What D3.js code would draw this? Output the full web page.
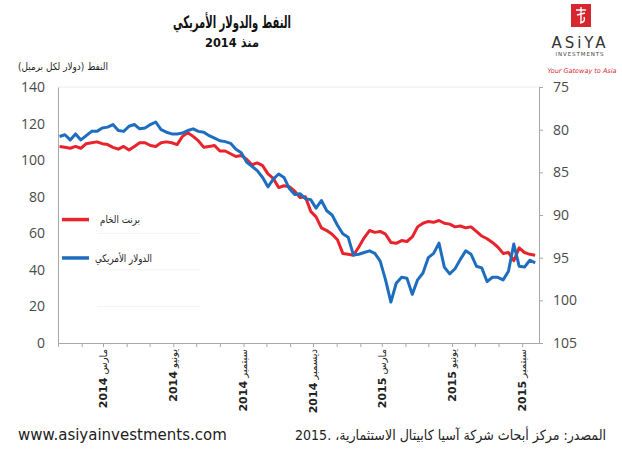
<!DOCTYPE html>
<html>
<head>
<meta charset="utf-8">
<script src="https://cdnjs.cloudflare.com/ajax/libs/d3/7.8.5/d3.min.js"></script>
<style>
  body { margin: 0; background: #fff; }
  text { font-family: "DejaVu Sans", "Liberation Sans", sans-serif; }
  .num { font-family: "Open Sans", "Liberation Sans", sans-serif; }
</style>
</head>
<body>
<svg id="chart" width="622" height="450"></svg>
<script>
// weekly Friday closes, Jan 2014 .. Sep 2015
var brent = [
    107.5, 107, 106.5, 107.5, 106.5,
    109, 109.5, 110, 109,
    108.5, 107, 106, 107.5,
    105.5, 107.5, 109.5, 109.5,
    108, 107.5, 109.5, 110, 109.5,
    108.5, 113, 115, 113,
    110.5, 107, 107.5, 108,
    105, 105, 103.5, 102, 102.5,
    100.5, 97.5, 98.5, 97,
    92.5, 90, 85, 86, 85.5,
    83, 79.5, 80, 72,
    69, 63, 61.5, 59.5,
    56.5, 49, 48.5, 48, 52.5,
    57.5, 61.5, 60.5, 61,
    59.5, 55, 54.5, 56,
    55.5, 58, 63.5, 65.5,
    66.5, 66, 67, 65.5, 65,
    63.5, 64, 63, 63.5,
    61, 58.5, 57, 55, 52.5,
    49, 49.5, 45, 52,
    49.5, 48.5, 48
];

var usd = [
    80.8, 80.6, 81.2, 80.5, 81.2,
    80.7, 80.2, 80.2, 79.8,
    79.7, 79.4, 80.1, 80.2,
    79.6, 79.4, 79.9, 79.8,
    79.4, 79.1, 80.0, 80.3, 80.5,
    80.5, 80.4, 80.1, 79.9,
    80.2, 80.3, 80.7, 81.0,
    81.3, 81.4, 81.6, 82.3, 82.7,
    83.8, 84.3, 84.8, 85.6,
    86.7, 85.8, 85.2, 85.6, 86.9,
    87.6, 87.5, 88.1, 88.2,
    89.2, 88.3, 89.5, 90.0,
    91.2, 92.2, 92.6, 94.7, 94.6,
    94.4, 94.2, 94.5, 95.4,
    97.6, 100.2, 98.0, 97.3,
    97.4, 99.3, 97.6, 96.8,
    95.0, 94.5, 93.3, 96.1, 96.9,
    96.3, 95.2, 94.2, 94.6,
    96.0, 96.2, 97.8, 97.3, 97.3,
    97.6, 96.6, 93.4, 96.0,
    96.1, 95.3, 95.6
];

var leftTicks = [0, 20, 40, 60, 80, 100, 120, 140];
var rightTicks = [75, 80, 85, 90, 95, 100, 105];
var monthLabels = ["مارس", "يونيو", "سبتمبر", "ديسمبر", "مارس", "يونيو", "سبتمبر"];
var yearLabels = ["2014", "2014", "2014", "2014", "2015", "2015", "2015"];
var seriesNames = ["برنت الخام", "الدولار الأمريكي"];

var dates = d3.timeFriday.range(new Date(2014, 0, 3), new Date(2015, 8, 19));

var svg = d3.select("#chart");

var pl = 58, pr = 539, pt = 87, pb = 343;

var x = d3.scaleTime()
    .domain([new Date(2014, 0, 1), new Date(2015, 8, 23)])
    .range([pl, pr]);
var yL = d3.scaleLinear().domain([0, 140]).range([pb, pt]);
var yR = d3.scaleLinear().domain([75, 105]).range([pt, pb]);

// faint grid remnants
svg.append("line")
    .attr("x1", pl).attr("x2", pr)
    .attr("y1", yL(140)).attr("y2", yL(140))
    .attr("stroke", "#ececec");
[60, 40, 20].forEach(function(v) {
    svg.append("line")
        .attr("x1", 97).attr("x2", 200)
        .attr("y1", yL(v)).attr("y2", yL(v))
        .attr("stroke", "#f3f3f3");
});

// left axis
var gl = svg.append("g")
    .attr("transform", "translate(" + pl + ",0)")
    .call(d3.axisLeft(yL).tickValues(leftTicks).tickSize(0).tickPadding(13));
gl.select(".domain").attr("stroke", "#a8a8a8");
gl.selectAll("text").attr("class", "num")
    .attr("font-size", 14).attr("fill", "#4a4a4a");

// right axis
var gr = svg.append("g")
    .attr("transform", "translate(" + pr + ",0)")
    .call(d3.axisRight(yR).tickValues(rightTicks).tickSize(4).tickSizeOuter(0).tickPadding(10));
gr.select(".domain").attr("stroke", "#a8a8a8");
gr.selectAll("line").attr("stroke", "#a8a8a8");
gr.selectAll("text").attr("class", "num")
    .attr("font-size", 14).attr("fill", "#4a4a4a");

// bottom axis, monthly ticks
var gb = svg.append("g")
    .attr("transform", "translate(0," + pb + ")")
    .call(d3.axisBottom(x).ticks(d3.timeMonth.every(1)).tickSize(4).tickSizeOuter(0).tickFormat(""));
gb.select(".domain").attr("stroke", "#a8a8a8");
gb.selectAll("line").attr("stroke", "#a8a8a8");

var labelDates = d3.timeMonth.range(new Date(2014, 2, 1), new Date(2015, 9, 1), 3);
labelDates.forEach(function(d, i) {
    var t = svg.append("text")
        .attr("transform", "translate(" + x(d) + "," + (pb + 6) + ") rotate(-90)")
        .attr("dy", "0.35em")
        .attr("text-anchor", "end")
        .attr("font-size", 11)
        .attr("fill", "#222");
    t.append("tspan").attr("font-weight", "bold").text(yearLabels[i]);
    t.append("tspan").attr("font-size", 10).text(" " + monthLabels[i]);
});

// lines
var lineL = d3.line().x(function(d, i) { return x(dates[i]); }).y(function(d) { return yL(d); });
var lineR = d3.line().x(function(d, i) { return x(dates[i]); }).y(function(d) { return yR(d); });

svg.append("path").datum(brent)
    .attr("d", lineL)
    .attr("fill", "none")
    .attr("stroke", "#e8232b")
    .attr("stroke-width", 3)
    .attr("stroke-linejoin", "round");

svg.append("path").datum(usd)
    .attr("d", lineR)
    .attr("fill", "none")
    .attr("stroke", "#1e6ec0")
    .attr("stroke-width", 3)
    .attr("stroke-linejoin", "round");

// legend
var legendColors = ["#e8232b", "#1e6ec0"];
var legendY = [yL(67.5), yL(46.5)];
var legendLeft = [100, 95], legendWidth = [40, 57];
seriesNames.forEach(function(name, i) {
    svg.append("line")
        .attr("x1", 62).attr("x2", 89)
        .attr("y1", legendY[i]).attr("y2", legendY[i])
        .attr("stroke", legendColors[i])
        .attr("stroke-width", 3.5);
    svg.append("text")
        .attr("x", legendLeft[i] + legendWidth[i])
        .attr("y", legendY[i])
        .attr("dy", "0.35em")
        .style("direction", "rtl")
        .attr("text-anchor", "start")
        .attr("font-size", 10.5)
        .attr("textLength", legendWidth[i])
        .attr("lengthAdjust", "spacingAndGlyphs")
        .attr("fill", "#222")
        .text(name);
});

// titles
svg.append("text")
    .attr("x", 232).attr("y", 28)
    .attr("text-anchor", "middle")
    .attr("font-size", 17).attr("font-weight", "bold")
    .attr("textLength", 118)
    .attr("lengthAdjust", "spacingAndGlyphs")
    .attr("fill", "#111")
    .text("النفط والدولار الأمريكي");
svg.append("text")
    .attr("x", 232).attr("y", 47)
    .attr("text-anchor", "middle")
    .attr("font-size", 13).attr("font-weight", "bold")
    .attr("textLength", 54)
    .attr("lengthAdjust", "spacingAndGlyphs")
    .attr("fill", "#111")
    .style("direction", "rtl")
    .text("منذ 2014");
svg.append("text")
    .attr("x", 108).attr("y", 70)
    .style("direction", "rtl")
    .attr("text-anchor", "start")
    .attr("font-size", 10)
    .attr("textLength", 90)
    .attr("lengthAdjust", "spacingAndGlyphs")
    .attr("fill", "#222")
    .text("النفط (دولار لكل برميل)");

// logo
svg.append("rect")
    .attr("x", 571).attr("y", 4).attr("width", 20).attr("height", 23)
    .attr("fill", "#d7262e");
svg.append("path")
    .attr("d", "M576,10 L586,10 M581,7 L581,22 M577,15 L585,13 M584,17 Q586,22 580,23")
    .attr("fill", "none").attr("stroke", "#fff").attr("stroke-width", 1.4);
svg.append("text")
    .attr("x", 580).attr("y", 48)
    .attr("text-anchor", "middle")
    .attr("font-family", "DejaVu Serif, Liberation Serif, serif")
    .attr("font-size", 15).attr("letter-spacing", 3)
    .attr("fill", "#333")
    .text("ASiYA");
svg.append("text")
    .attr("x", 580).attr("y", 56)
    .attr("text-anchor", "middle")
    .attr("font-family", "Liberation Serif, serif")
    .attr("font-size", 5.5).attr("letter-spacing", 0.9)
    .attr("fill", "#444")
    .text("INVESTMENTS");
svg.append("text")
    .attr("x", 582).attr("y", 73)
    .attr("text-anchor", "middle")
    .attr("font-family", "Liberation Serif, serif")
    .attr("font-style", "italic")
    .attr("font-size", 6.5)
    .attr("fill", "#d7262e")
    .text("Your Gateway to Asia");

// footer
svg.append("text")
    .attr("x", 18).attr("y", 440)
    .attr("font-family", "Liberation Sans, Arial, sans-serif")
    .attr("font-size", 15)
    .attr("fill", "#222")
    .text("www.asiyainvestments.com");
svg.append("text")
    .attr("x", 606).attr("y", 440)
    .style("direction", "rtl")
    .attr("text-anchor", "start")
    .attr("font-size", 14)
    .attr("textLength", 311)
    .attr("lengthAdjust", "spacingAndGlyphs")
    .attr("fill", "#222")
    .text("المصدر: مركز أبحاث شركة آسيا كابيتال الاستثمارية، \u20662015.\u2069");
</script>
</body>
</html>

---------------

--- GIVEN INSTRUCTION ---
Repeat, word for word and with no pictures, only the lines running from the beginning of the data to the line that contains "var pl = 58, pr = 539, pt = 87, pb = 343;".

--- EXERCISE SOLUTION ---
What D3.js code would draw this? Output the full web page.
<!DOCTYPE html>
<html>
<head>
<meta charset="utf-8">
<script src="https://cdnjs.cloudflare.com/ajax/libs/d3/7.8.5/d3.min.js"></script>
<style>
  body { margin: 0; background: #fff; }
  text { font-family: "DejaVu Sans", "Liberation Sans", sans-serif; }
  .num { font-family: "Open Sans", "Liberation Sans", sans-serif; }
</style>
</head>
<body>
<svg id="chart" width="622" height="450"></svg>
<script>
// weekly Friday closes, Jan 2014 .. Sep 2015
var brent = [
    107.5, 107, 106.5, 107.5, 106.5,
    109, 109.5, 110, 109,
    108.5, 107, 106, 107.5,
    105.5, 107.5, 109.5, 109.5,
    108, 107.5, 109.5, 110, 109.5,
    108.5, 113, 115, 113,
    110.5, 107, 107.5, 108,
    105, 105, 103.5, 102, 102.5,
    100.5, 97.5, 98.5, 97,
    92.5, 90, 85, 86, 85.5,
    83, 79.5, 80, 72,
    69, 63, 61.5, 59.5,
    56.5, 49, 48.5, 48, 52.5,
    57.5, 61.5, 60.5, 61,
    59.5, 55, 54.5, 56,
    55.5, 58, 63.5, 65.5,
    66.5, 66, 67, 65.5, 65,
    63.5, 64, 63, 63.5,
    61, 58.5, 57, 55, 52.5,
    49, 49.5, 45, 52,
    49.5, 48.5, 48
];

var usd = [
    80.8, 80.6, 81.2, 80.5, 81.2,
    80.7, 80.2, 80.2, 79.8,
    79.7, 79.4, 80.1, 80.2,
    79.6, 79.4, 79.9, 79.8,
    79.4, 79.1, 80.0, 80.3, 80.5,
    80.5, 80.4, 80.1, 79.9,
    80.2, 80.3, 80.7, 81.0,
    81.3, 81.4, 81.6, 82.3, 82.7,
    83.8, 84.3, 84.8, 85.6,
    86.7, 85.8, 85.2, 85.6, 86.9,
    87.6, 87.5, 88.1, 88.2,
    89.2, 88.3, 89.5, 90.0,
    91.2, 92.2, 92.6, 94.7, 94.6,
    94.4, 94.2, 94.5, 95.4,
    97.6, 100.2, 98.0, 97.3,
    97.4, 99.3, 97.6, 96.8,
    95.0, 94.5, 93.3, 96.1, 96.9,
    96.3, 95.2, 94.2, 94.6,
    96.0, 96.2, 97.8, 97.3, 97.3,
    97.6, 96.6, 93.4, 96.0,
    96.1, 95.3, 95.6
];

var leftTicks = [0, 20, 40, 60, 80, 100, 120, 140];
var rightTicks = [75, 80, 85, 90, 95, 100, 105];
var monthLabels = ["مارس", "يونيو", "سبتمبر", "ديسمبر", "مارس", "يونيو", "سبتمبر"];
var yearLabels = ["2014", "2014", "2014", "2014", "2015", "2015", "2015"];
var seriesNames = ["برنت الخام", "الدولار الأمريكي"];

var dates = d3.timeFriday.range(new Date(2014, 0, 3), new Date(2015, 8, 19));

var svg = d3.select("#chart");

var pl = 58, pr = 539, pt = 87, pb = 343;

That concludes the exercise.